Le pauvre, c'est celui qu'on doit aider en faisant bien attention de ne pas l'aider trop. Si on aide trop les fainéants, on encourage la paresse. Monsieur tout le monde le croit. Le pauvre aussi le croit. C'est le message que le gouvernement répète sans cesse.
“Tu ne travailles pas, tu ne manges pas” 2 Thessaloniciens 3:10
Comment se voit-on à cause du pauvre
Histoire vraie: On explique le revenu de base à une travailleuse communautaire. Je comprends soudainement et s'exclame “vous allez me voler mes pauvres!”
J'ai moi-même entendu une universitaire féministe se plaindre que le revenu de base éliminerait de la bureaucratie. “Ce sont de bons emplois majoritairement occupés par des femmes. Qu'avez-vous contre les femmes, monsieur?"
Ces réactions n'ont de sens que dans un contexte où la pauvreté est une fatalité plutôt qu'une invention humaine. Ce qui sous-tend ces réactions ce sont des sentiments comme: “Ils ont besoin d’aide.” Ou bien mon préféré: “la pauvreté n’est pas seulement une question d’argent.” Alors on donne généreusement toute sorte d’aide — sauf de l’argent.
Inutile de donner de l'argent aux pauvres, ils ne sauront pas comment s'en servir. Il n’y a qu’à les regarder pour s’en convaincre.
Il s’agit d’un problème à gérer plutôt que d'une injustice à corriger.
Le pauvre ne renvoie pas une belle image de nous-mêmes.
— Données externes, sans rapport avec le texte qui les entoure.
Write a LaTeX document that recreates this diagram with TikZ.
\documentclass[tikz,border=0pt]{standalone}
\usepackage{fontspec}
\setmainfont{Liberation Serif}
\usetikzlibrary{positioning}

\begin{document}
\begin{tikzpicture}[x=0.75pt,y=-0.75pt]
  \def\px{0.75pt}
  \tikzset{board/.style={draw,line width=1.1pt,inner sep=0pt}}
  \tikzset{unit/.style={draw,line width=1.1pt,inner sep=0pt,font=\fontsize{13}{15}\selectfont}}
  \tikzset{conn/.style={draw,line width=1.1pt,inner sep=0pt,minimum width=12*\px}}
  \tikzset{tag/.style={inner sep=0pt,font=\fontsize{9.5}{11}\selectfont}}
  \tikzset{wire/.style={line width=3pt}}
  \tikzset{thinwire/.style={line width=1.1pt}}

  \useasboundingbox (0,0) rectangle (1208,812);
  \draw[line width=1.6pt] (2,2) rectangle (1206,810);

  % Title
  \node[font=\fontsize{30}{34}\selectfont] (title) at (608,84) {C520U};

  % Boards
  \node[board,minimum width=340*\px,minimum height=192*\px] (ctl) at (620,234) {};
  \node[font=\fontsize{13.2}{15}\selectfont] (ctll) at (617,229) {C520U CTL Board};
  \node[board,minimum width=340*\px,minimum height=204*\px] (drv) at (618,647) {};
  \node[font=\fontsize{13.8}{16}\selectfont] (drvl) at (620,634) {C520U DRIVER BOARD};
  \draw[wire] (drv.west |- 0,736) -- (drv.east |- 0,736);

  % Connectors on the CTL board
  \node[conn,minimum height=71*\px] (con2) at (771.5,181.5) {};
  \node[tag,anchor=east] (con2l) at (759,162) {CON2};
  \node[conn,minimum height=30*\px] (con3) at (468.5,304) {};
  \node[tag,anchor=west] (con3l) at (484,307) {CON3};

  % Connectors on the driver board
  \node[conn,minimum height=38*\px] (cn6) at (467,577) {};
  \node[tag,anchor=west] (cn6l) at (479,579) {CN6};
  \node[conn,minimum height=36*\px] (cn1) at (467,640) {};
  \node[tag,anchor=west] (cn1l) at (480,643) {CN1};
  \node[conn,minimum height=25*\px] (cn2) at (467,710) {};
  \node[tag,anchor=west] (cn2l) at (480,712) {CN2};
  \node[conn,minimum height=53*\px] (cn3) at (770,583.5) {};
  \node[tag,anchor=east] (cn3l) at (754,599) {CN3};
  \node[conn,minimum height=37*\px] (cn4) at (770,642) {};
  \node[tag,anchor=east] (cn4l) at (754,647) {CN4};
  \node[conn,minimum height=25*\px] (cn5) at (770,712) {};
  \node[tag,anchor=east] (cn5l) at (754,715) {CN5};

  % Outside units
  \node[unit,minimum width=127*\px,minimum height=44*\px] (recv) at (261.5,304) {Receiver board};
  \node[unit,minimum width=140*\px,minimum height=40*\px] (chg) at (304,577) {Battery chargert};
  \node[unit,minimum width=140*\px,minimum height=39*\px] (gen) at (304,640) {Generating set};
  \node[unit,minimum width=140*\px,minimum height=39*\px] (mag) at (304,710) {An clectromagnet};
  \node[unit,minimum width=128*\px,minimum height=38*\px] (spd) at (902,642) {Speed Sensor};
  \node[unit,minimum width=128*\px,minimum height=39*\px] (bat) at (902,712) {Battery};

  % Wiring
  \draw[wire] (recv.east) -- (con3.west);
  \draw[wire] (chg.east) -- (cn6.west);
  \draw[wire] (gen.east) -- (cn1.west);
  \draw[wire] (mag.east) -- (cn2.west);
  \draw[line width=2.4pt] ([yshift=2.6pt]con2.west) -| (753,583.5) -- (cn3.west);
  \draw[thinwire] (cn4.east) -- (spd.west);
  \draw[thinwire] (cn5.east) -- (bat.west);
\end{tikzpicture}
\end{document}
On voudrait être cette admirable personne aidante, compatissante et généreuse. Or on imagine trop le pauvre flamber son Revenu de base sur de la bière pour anesthésier sa misère. Non, c'est bien moins risqué de donner son argent à un organisme charitable. Ce sont des gens bien et souriants qui administrent nos dons. Des gens à l'aise et propres de leur personne, à qui on voudrait ressembler et à qui on peut faire confiance pour responsabiliser le pauvre et ne pas trop le gâter de ressources.
C’est le mépris qui se donne bonne conscience.
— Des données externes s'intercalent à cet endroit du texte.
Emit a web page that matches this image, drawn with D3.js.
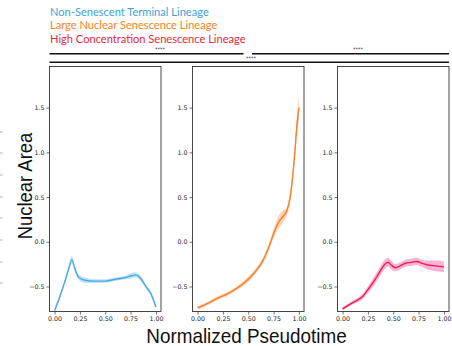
<!DOCTYPE html>
<html>
<head>
<meta charset="utf-8">
<script src="https://cdn.jsdelivr.net/npm/d3@7"></script>
<style>
  body { margin: 0; background: #fff; }
  svg { display: block; }
</style>
</head>
<body>
<script>
// legend / lineage names
const lineages = ["Non-Senescent Terminal Lineage", "Large Nuclear Senescence Lineage", "High Concentration Senescence Lineage"];
const legendColors = ["#3f9fe0", "#f5821f", "#e8263d"];
const lineColors = ["#4aa8e2", "#f5822a", "#f21a4f"];
const bandColors = ["#a9daf4", "#f9c39c", "#f59bc6"];

// pseudotime samples + mean + CI half width for each lineage
const blueX = [0, 0.05, 0.1, 0.14, 0.17, 0.2, 0.24, 0.3, 0.4, 0.5, 0.6, 0.7, 0.76, 0.8, 0.85, 0.9, 0.95, 1.0];
const blueY = [-0.77, -0.62, -0.45, -0.3, -0.2, -0.3, -0.4, -0.43, -0.44, -0.44, -0.42, -0.4, -0.38, -0.37, -0.41, -0.5, -0.58, -0.73];
const blueCI = [0.02, 0.02, 0.02, 0.03, 0.04, 0.03, 0.03, 0.03, 0.02, 0.02, 0.02, 0.02, 0.03, 0.03, 0.03, 0.02, 0.02, 0.02];

const orangeX = [0, 0.1, 0.2, 0.3, 0.4, 0.47, 0.55, 0.6, 0.65, 0.7, 0.76, 0.8, 0.84, 0.87, 0.9, 0.92, 0.94, 0.96, 0.98, 1.0];
const orangeY = [-0.74, -0.69, -0.63, -0.58, -0.51, -0.45, -0.36, -0.29, -0.2, -0.07, 0.12, 0.22, 0.28, 0.32, 0.42, 0.55, 0.75, 1.0, 1.3, 1.5];
const orangeCI = [0.02, 0.02, 0.02, 0.02, 0.02, 0.03, 0.03, 0.03, 0.03, 0.04, 0.05, 0.07, 0.07, 0.05, 0.05, 0.06, 0.07, 0.08, 0.11, 0.14];

const redX = [0, 0.1, 0.2, 0.26, 0.31, 0.36, 0.41, 0.45, 0.48, 0.52, 0.57, 0.62, 0.68, 0.73, 0.78, 0.84, 0.92, 1.0];
const redY = [-0.75, -0.68, -0.61, -0.52, -0.44, -0.35, -0.26, -0.23, -0.26, -0.29, -0.27, -0.24, -0.23, -0.22, -0.24, -0.26, -0.27, -0.28];
const redCI = [0.02, 0.02, 0.03, 0.04, 0.05, 0.05, 0.05, 0.05, 0.05, 0.04, 0.04, 0.04, 0.04, 0.04, 0.04, 0.05, 0.06, 0.06];

const series = [
  { x: blueX, y: blueY, ci: blueCI },
  { x: orangeX, y: orangeY, ci: orangeCI },
  { x: redX, y: redY, ci: redCI }
];

const yTicks = [-0.5, 0.0, 0.5, 1.0, 1.5];
const xTicks = [0, 0.25, 0.5, 0.75, 1.0];

// significance brackets: [fromPanel, toPanel, label]
const brackets = [[0, 1, "****"], [1, 2, "****"], [0, 2, "****"]];

const width = 452, height = 346;
const svg = d3.select("body").append("svg")
  .attr("width", width)
  .attr("height", height);

// layout
const panelLeft = [49.5, 192.5, 337.5];
const panelW = 111.5;
const plotTop = 66.5, plotBottom = 311.5;

const y = d3.scaleLinear().domain([-0.78, 1.96]).range([plotBottom, plotTop]);

// legend
svg.selectAll(".legend")
  .data(lineages)
  .enter().append("text")
  .attr("x", 50)
  .attr("y", (d, i) => 15.5 + i * 13.8)
  .attr("font-family", "Lato, 'Open Sans', sans-serif")
  .attr("font-size", 11.1)
  .attr("fill", (d, i) => legendColors[i])
  .text(d => d);

// brackets
const bracketY = [53.8, 53.8, 62.2];
brackets.forEach((b, i) => {
  let x1 = panelLeft[b[0]];
  let x2 = panelLeft[b[1]] + panelW;
  if (i == 0) x2 = 243.5;
  if (i == 1) x1 = 252;
  svg.append("line")
    .attr("x1", x1).attr("x2", x2)
    .attr("y1", bracketY[i]).attr("y2", bracketY[i])
    .attr("stroke", "#111").attr("stroke-width", 1.4);
  const lx = i == 2 ? 251 : (i == 0 ? 160 : 358);
  const ly = i == 2 ? 59.5 : 51;
  svg.append("text")
    .attr("x", lx).attr("y", ly)
    .attr("text-anchor", "middle")
    .attr("font-family", "DejaVu Sans, sans-serif")
    .attr("font-size", 5)
    .attr("fill", "#333")
    .text(b[2]);
});

// panels
series.forEach((s, i) => {
  const x = d3.scaleLinear().domain([-0.05, 1.05]).range([panelLeft[i], panelLeft[i] + panelW]);
  const g = svg.append("g");

  const pts = s.x.map((v, j) => ({ x: v, y: s.y[j], ci: s.ci[j] }));

  g.append("path")
    .datum(pts)
    .attr("fill", bandColors[i])
    .attr("opacity", 0.75)
    .attr("d", d3.area()
      .x(d => x(d.x))
      .y0(d => y(d.y - d.ci))
      .y1(d => y(d.y + d.ci))
      .curve(d3.curveMonotoneX));

  g.append("path")
    .datum(pts)
    .attr("fill", "none")
    .attr("stroke", lineColors[i])
    .attr("stroke-width", 1.4)
    .attr("d", d3.line()
      .x(d => x(d.x))
      .y(d => y(d.y))
      .curve(d3.curveMonotoneX));

  // frame
  g.append("rect")
    .attr("x", panelLeft[i]).attr("y", plotTop)
    .attr("width", panelW).attr("height", plotBottom - plotTop)
    .attr("fill", "none")
    .attr("stroke", "#333").attr("stroke-width", 0.9);

  const yAxis = g.append("g")
    .attr("transform", `translate(${panelLeft[i]},0)`)
    .call(d3.axisLeft(y).tickValues(yTicks).tickSize(3).tickPadding(2)
      .tickFormat(d => d3.format(".1f")(d).replace("-", "\u2212")));
  const xAxis = g.append("g")
    .attr("transform", `translate(0,${plotBottom})`)
    .call(d3.axisBottom(x).tickValues(xTicks).tickSize(3).tickPadding(2)
      .tickFormat(d3.format(".2f")));
  [yAxis, xAxis].forEach(a => {
    a.select(".domain").remove();
    a.selectAll("line").attr("stroke", "#333").attr("stroke-width", 0.7);
    a.selectAll("text")
      .attr("font-family", "DejaVu Sans, sans-serif")
      .attr("font-size", 6.3)
      .attr("fill", "#222");
  });
});

// axis titles (narrow sans, squeezed along the text)
svg.append("text")
  .attr("transform", "translate(31.5,186) rotate(-90) scale(0.88,1)")
  .attr("text-anchor", "middle")
  .attr("font-family", "Liberation Sans, Arial, sans-serif")
  .attr("font-size", 21)
  .attr("fill", "#111")
  .text("Nuclear Area");

svg.append("text")
  .attr("transform", "translate(246.5,343) scale(0.9,1)")
  .attr("text-anchor", "middle")
  .attr("font-family", "Liberation Sans, Arial, sans-serif")
  .attr("font-size", 21)
  .attr("fill", "#111")
  .text("Normalized Pseudotime");

// faint marks along the cropped left edge
const edgeMarks = [132, 153, 175, 197, 218, 240, 262, 283];
svg.selectAll(".edge")
  .data(edgeMarks)
  .enter().append("line")
  .attr("x1", 0).attr("x2", 2.5)
  .attr("y1", d => d).attr("y2", d => d)
  .attr("stroke", "#999").attr("stroke-width", 0.8);
</script>
</body>
</html>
Vaincre l’opposant et surmonter l’obstacle
Toute association de la pauvreté avec le Revenu de base est un cul-de-sac. C'est contre-productif. Le système lui-même est un salmigondis d’absurdités immorales dont on peut tirer quoique ce soit de bon.
Le pauvre lui-même contribue pleinement à perpétuer les crimes qu'on commet contre lui. Il partage les préjugés de la société. L'industrie de la pauvreté qui voit sa pérennité comme allant de soi, repousse la menace du Revenu de base. Les syndicats aussi, y voyant une menace au travail, qu'ils refusent de considérer comme une forme d'esclavage.
Ma conclusion, c’est que tout ce qui touche au pauvre est un nid de vipères de contradictions et de confusion. Que celui qui aspire à un Revenu de base s’en tienne loin. Dans les mots de Bernard Friot : "Un projet révolutionnaire ne peut jamais passer par un soutien aux pauvres!"